See WLC 142; HC 110.

Luke 16:10-12

How you spend your money is an indicator of how you will handle other things. Money is important because it's an easy measure of where our heart is. Where you spend your treasure reveals where your heart is and reveals your priorities (Matt. 6:21). Those faithful with something temporal and earthly like money can be trusted with something more spiritual.

Luke 16:13

servant. Serving God brings freedom and joy (Rom. 6:18). Serving anything else is idolatry and it brings bondage (John 8:34; Rom. 6:16-18). love . . . hate. Masters call for an exclusive commitment. Between two masters, someone or something is going to rise to the top of your affections and be the supreme treasure of your heart. It's either God or an idol like wealth (14:26).

Luke 16:14

Pharisees. See note on 5:17.

Luke 16:15

justify yourself. They tried to show their righteousness by their external behavior (see 10:29). Part of this was displays of wealth. They wrongly believed that wealth was a sign of God's acceptance (see 1:52-53; 6:20-26; Matt. 6:19-21; Jam. 1:9-11). hearts. You might fool everyone else by looking righteous on the outside.
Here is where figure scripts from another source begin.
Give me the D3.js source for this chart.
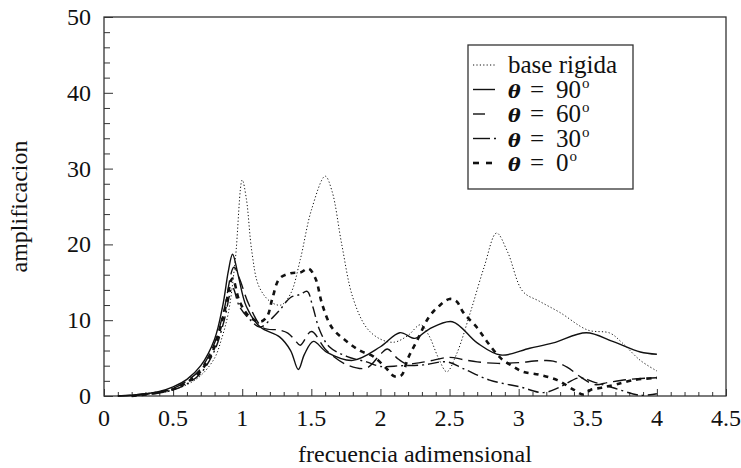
<!DOCTYPE html>
<html>
<head>
<meta charset="utf-8">
<script src="https://cdn.jsdelivr.net/npm/d3@7"></script>
<style>
  body { margin: 0; background: #fff; }
  text { font-family: "Liberation Serif", "Times New Roman", serif; fill: #111; }
</style>
</head>
<body>
<svg id="svg" width="741" height="468"></svg>
<script>
// values (frequency, amplification)
const baseRigida = [[0.2,0],[0.3,0.2],[0.4,0.4],[0.5,0.8],[0.6,1.5],[0.7,2.7],[0.8,5],[0.85,7.5],[0.9,11],[0.95,18],[1.0,28.5],[1.03,26],[1.07,19],[1.12,14.5],[1.2,12.5],[1.28,12],[1.35,13.5],[1.42,18],[1.5,24.5],[1.6,29],[1.65,27],[1.72,20],[1.8,13],[1.9,9],[2.0,7.5],[2.1,7.1],[2.2,8],[2.29,9.4],[2.35,8],[2.42,5],[2.48,3.2],[2.55,5.5],[2.65,11],[2.75,17],[2.84,21.5],[2.92,19],[3.03,13.8],[3.15,12.5],[3.3,11],[3.5,8.7],[3.66,8.3],[3.75,7],[3.88,4.7],[4.0,3.3]]
const theta90 = [[0.1,0],[0.2,0.1],[0.3,0.3],[0.4,0.6],[0.5,1.2],[0.6,2.2],[0.7,4],[0.8,7.5],[0.86,12],[0.9,16.5],[0.93,18.7],[0.97,16],[1.03,11.8],[1.13,9.1],[1.27,7.8],[1.35,6],[1.406,3.5],[1.45,5.5],[1.515,7.2],[1.61,5.8],[1.8,4.7],[2.0,6.5],[2.14,8.35],[2.25,7.6],[2.35,8.8],[2.52,9.8],[2.7,7],[2.87,5.4],[3.08,6.3],[3.25,7],[3.49,8.35],[3.68,7.2],[3.88,5.8],[4.0,5.5]]
const theta60 = [[0.1,0],[0.2,0.1],[0.3,0.3],[0.4,0.5],[0.5,1.0],[0.6,2],[0.7,3.6],[0.8,7],[0.87,11.5],[0.94,17],[0.98,15.5],[1.05,12],[1.15,9],[1.27,8.7],[1.33,8.3],[1.38,7.4],[1.42,6.7],[1.5,8.5],[1.61,6],[1.76,4.1],[1.9,3.7],[2.0,5.5],[2.05,6.2],[2.12,5],[2.18,4.3],[2.25,4.3],[2.35,4.6],[2.5,5.1],[2.6,4.8],[2.7,4.5],[2.85,4.3],[3.0,4.4],[3.15,4.65],[3.25,4.6],[3.35,3.8],[3.45,2.5],[3.55,1.5],[3.65,1.8],[3.8,2.2],[4.0,2.4]]
const theta30 = [[0.2,0],[0.3,0.2],[0.4,0.4],[0.5,0.8],[0.6,1.6],[0.7,3],[0.8,6],[0.87,10],[0.93,14.3],[0.98,11.8],[1.06,10],[1.13,9.1],[1.2,10],[1.27,11.3],[1.35,13],[1.42,13.4],[1.47,13.8],[1.51,11.8],[1.56,8.7],[1.63,6.5],[1.76,5.2],[1.9,4.5],[2.0,3.9],[2.15,4.0],[2.31,4.1],[2.48,4.5],[2.6,3.6],[2.79,2.1],[3.01,1.2],[3.18,0.45],[3.3,1.2],[3.44,2.4],[3.55,1.8],[3.69,1.05],[3.88,0.1],[4.0,0.3]]
const theta0 = [[0.2,0],[0.3,0.2],[0.4,0.5],[0.5,0.9],[0.6,1.8],[0.7,3.3],[0.8,6.5],[0.87,11],[0.93,15.5],[0.98,12.5],[1.05,10.5],[1.13,9.8],[1.18,10.5],[1.22,13],[1.27,15.5],[1.35,16.2],[1.42,16.3],[1.48,16.8],[1.53,15.5],[1.58,12],[1.65,9],[1.75,7.3],[1.85,6],[1.95,5.2],[2.05,3.5],[2.1,2.6],[2.15,2.7],[2.2,5],[2.27,7.5],[2.35,10.4],[2.42,11.8],[2.5,12.8],[2.55,12.5],[2.6,11],[2.7,9],[2.77,7.2],[2.87,5],[2.96,3.9],[3.03,3.2],[3.15,2.8],[3.28,2.1],[3.4,0.8],[3.47,0.2],[3.52,0.8],[3.6,1.1],[3.7,1.5],[3.83,2.1],[4.0,2.4]]

const xTicks = [0, 0.5, 1, 1.5, 2, 2.5, 3, 3.5, 4, 4.5]
const yTicks = [0, 10, 20, 30, 40, 50]
const legendNames = ["base rigida", "90", "60", "30", "0"]

const series = [
  { data: baseRigida, dash: "1.2,2.2", width: 1, sample: [[0, 22]] },
  { data: theta90, dash: null, width: 1.4, sample: [[0, 22]] },
  { data: theta60, dash: "13,6", width: 1.4, sample: [[0, 12]] },
  { data: theta30, dash: "11,4,2,4", width: 1.4, sample: [[0, 17], [21, 23]] },
  { data: theta0, dash: "5,5", width: 2.6, sample: [[0, 6], [13, 19]] }
]

const svg = d3.select("#svg")
const margin = { left: 104, right: 15, top: 17, bottom: 72 }
const W = 741, H = 468

const x = d3.scaleLinear().domain([0, 4.5]).range([margin.left, W - margin.right])
const y = d3.scaleLinear().domain([0, 50]).range([H - margin.bottom, margin.top])

// frame
svg.append("rect")
  .attr("x", x(0)).attr("y", y(50))
  .attr("width", x(4.5) - x(0)).attr("height", y(0) - y(50))
  .attr("fill", "none").attr("stroke", "#333").attr("stroke-width", 1.3)

// inward ticks on bottom and left
const xAxis = d3.axisBottom(x).tickValues(d3.range(0, 4.51, 0.1)).tickSize(-4).tickFormat("")
const gx = svg.append("g").attr("transform", `translate(0,${y(0)})`).call(xAxis)
gx.selectAll(".tick line").attr("y2", d => Math.abs(d * 2 - Math.round(d * 2)) < 1e-6 ? -7 : -4)
gx.select(".domain").remove()

const yAxis = d3.axisLeft(y).tickValues(d3.range(0, 50.1, 2)).tickSize(-6).tickFormat("")
const gy = svg.append("g").attr("transform", `translate(${x(0)},0)`).call(yAxis)
gy.selectAll(".tick line").attr("x2", d => d % 10 === 0 ? 9 : 6)
gy.select(".domain").remove()
svg.selectAll(".tick line").attr("stroke", "#333")

// tick labels
svg.append("g").selectAll("text").data(xTicks).enter().append("text")
  .attr("x", d => x(d)).attr("y", y(0) + 30)
  .attr("text-anchor", "middle").attr("font-size", 24)
  .text(d => d)
svg.append("g").selectAll("text").data(yTicks).enter().append("text")
  .attr("x", x(0) - 13).attr("y", d => y(d) + 8)
  .attr("text-anchor", "end").attr("font-size", 24)
  .text(d => d)

// axis titles
svg.append("text").attr("x", (x(0) + x(4.5)) / 2).attr("y", 462)
  .attr("text-anchor", "middle").attr("font-size", 24).text("frecuencia adimensional")
svg.append("text").attr("transform", `translate(27,${(y(0) + y(50)) / 2}) rotate(-90)`)
  .attr("text-anchor", "middle").attr("font-size", 24).text("amplificacion")

// curves
const line = d3.line().x(d => x(d[0])).y(d => y(d[1])).curve(d3.curveCatmullRom.alpha(0.5))
series.forEach(s => {
  svg.append("path").datum(s.data)
    .attr("d", line)
    .attr("fill", "none").attr("stroke", "#111")
    .attr("stroke-width", s.width)
    .attr("stroke-dasharray", s.dash)
})

// legend
const lg = svg.append("g").attr("transform", "translate(468,45)")
lg.append("rect").attr("width", 165).attr("height", 144)
  .attr("fill", "#fff").attr("stroke", "#333").attr("stroke-width", 1.3)
series.forEach((s, i) => {
  const yy = 20 + i * 24.5
  s.sample.forEach(seg => {
    lg.append("line").attr("x1", 5 + seg[0]).attr("x2", 5 + seg[1])
      .attr("y1", yy).attr("y2", yy)
      .attr("stroke", "#111").attr("stroke-width", s.width)
      .attr("stroke-dasharray", i === 0 ? s.dash : null)
  })
  const t = lg.append("text").attr("x", 40).attr("y", yy + 8).attr("font-size", 25)
  if (i === 0) {
    t.text(legendNames[i])
  } else {
    // one text per row: θ, =, value and a raised "o"
    t.append("tspan").attr("font-style", "italic").attr("font-weight", "bold")
      .attr("font-family", "DejaVu Serif").attr("font-size", 19).text("θ")
    t.append("tspan").attr("x", 62).text("=")
    t.append("tspan").attr("x", 88).text(legendNames[i])
    t.append("tspan").attr("dy", -10).attr("dx", 1).attr("font-size", 15).text("o")
  }
})
</script>
</body>
</html>
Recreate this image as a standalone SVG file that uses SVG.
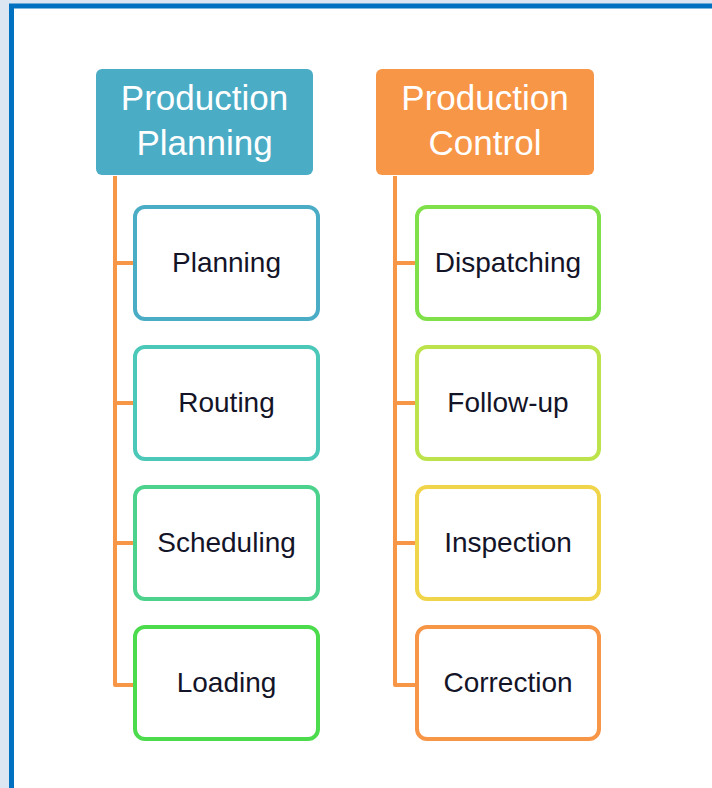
<svg xmlns="http://www.w3.org/2000/svg" width="712" height="788" viewBox="0 0 712 788">
<style>
.hdr{stroke:none}
.hdrt{font-family:"Liberation Sans",Arial,sans-serif;font-size:35px;fill:#ffffff;text-anchor:middle}
.box{fill:#ffffff;stroke-width:4}
.bt{font-family:"Liberation Sans",Arial,sans-serif;font-size:28px;fill:#141428;text-anchor:middle}
.conn{fill:none;stroke:#f79646;stroke-width:4;stroke-linejoin:round}
</style>
<rect x="0" y="0" width="712" height="788" fill="#dce6f2"/>
<rect x="11.5" y="6" width="710" height="790" fill="#ffffff" stroke="#0070c0" stroke-width="5"/>
<g id="connectors">
<path class="conn" d="M115 176 V685 H134 M115 263 H134 M115 403 H134 M115 543 H134"/>
<path class="conn" d="M395 176 V685 H416 M395 263 H416 M395 403 H416 M395 543 H416"/>
</g>
<g id="production-planning">
<rect class="hdr" x="96" y="69" width="217" height="106" rx="6" fill="#4bacc6"/>
<text class="hdrt" x="204.5" y="110">Production</text>
<text class="hdrt" x="204.5" y="155">Planning</text>
</g>
<g id="production-control">
<rect class="hdr" x="376" y="69" width="218" height="106" rx="6" fill="#f79646"/>
<text class="hdrt" x="485" y="110">Production</text>
<text class="hdrt" x="485" y="155">Control</text>
</g>
<g id="planning">
<rect class="box" x="135" y="207" width="183" height="112" rx="10" stroke="#4bacc6"/>
<text class="bt" x="226.5" y="272">Planning</text>
</g>
<g id="routing">
<rect class="box" x="135" y="347" width="183" height="112" rx="10" stroke="#4bc8b8"/>
<text class="bt" x="226.5" y="412">Routing</text>
</g>
<g id="scheduling">
<rect class="box" x="135" y="487" width="183" height="112" rx="10" stroke="#4cd28c"/>
<text class="bt" x="226.5" y="552">Scheduling</text>
</g>
<g id="loading">
<rect class="box" x="135" y="627" width="183" height="112" rx="10" stroke="#4cdb4c"/>
<text class="bt" x="226.5" y="692">Loading</text>
</g>
<g id="dispatching">
<rect class="box" x="417" y="207" width="182" height="112" rx="10" stroke="#7fe04a"/>
<text class="bt" x="508" y="272">Dispatching</text>
</g>
<g id="follow-up">
<rect class="box" x="417" y="347" width="182" height="112" rx="10" stroke="#bde34c"/>
<text class="bt" x="508" y="412">Follow-up</text>
</g>
<g id="inspection">
<rect class="box" x="417" y="487" width="182" height="112" rx="10" stroke="#f0d44a"/>
<text class="bt" x="508" y="552">Inspection</text>
</g>
<g id="correction">
<rect class="box" x="417" y="627" width="182" height="112" rx="10" stroke="#f79646"/>
<text class="bt" x="508" y="692">Correction</text>
</g>
</svg>
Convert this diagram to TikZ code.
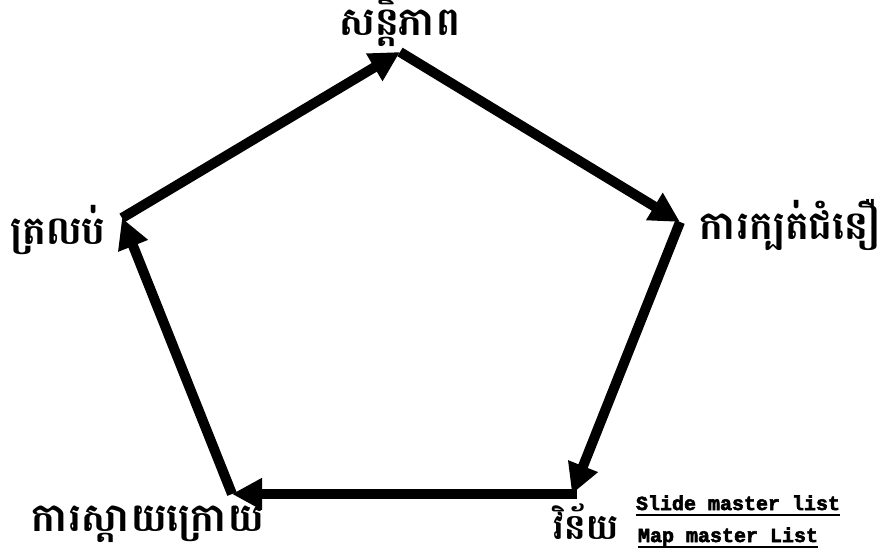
\documentclass[tikz,border=0pt]{standalone}
\usepackage{fontspec}
\usetikzlibrary{arrows.meta}
\newfontfamily\khmerfont[Script=Khmer,BoldFont={Battambang Bold}]{Battambang}
\newfontfamily\monob[FakeBold=3]{Liberation Mono Bold}
\begin{document}
\begin{tikzpicture}[x=1pt,y=1pt,
  edge/.style={line width=10pt,-{Triangle[length=30pt,width=30pt]}},
  klabel/.style={font=\khmerfont\bfseries\fontsize{40}{44}\selectfont,inner sep=0pt},
  mlabel/.style={font=\monob\fontsize{20}{22}\selectfont,inner sep=0pt},
  uline/.style={line width=2pt}]
\useasboundingbox (0,0) rectangle (883,555);
\coordinate (T) at (400,503);
\coordinate (R) at (680,333);
\coordinate (BR) at (572,61);
\coordinate (BL) at (232,61);
\coordinate (L) at (122,337);
\draw[edge] (L) -- (T);
\draw[edge] (T) -- (R);
\draw[edge] (R) -- (BR);
\draw[edge,shorten <=-5pt] (BR) -- (BL);
\draw[edge] (BL) -- (L);
\node[klabel] (tl) at (400,533) {សន្តិភាព};
\node[klabel] (rl) at (790,330) {ការក្បត់ជំនឿ};
\node[klabel] (ll) at (58,325) {ត្រលប់};
\node[klabel] (bll) at (148,31) {ការស្តាយក្រោយ};
\node[klabel,font=\khmerfont\bfseries\fontsize{36}{40}\selectfont] (brl) at (586,33) {វិន័យ};
\node[mlabel,anchor=base] (s1) at (738,45) {Slide master list};
\node[mlabel,anchor=base] (s2) at (728,13) {Map master List};
\draw[uline] ([yshift=-5pt]s1.base west) -- ([yshift=-5pt]s1.base east);
\draw[uline] ([yshift=-5pt]s2.base west) -- ([yshift=-5pt]s2.base east);
\end{tikzpicture}
\end{document}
But you cannot fool God who sees the heart. Loving anything more than him is abomination. See BC 23.

Luke 16:16

law and the prophets. These represents the Old Testament age. John. Jesus's cousin, John the Baptist (see notes on 1:13-17; 3:1-21). From that time. The Old Testament age was superseded by the new age of Jesus and his kingdom. John was the last of the old prophets who had the privilege of preparing the way for Jesus (see notes on 7:24-30). As the promised Christ, Jesus preached the kingdom (Mark 1:15). force. Those who heard the good news and believe, strive against the world to enter into the kingdom (Matt. 11:12).

Luke 16:17

The old covenant law is still significant because Jesus fulfilled it (24:44; Matt. 5:17-18). Likewise, the law reflects God's righteous character, which doesn't change (Num. 23:19; Mal. 3:6; Jas. 1:7). But the Pharisees did live according to this law (v. 18). stroke of a letter. Small marks that distinguished letters in the Hebrews alphabet. Jesus emphasized the importance of all God's Word.

Luke 16:18

Some rabbis in Jesus's day twisted God's law, which permitted divorce because of sexual immorality (Deut. 24:1-4), to allow divorce for any reason. This was an example of Pharisee's hypocrisy (vv. 14-15). They boasted about keeping the law, but actually tried to escape its godly intent (11:37-44; Matt. 23:2-3). divorces. Elsewhere, Jesus and his apostle, Paul, allow for divorce in cases of sexual immorality (Matt. 5:32; 19:9) and abandonment by an unbelieving spouse (1 Cor. 7:10-11). However, divorce is never mandated, for it results from sin (Mal. 2:14, 16). commits adultery. Because the married couple is one flesh the marriage is meant to be permanent (Gen. 2:24). If divorce occurs on unbiblical grounds, remarriage is forbidden as the divorce is considered invalid. Thus, remarriage after an unbiblical divorce is considered adultery.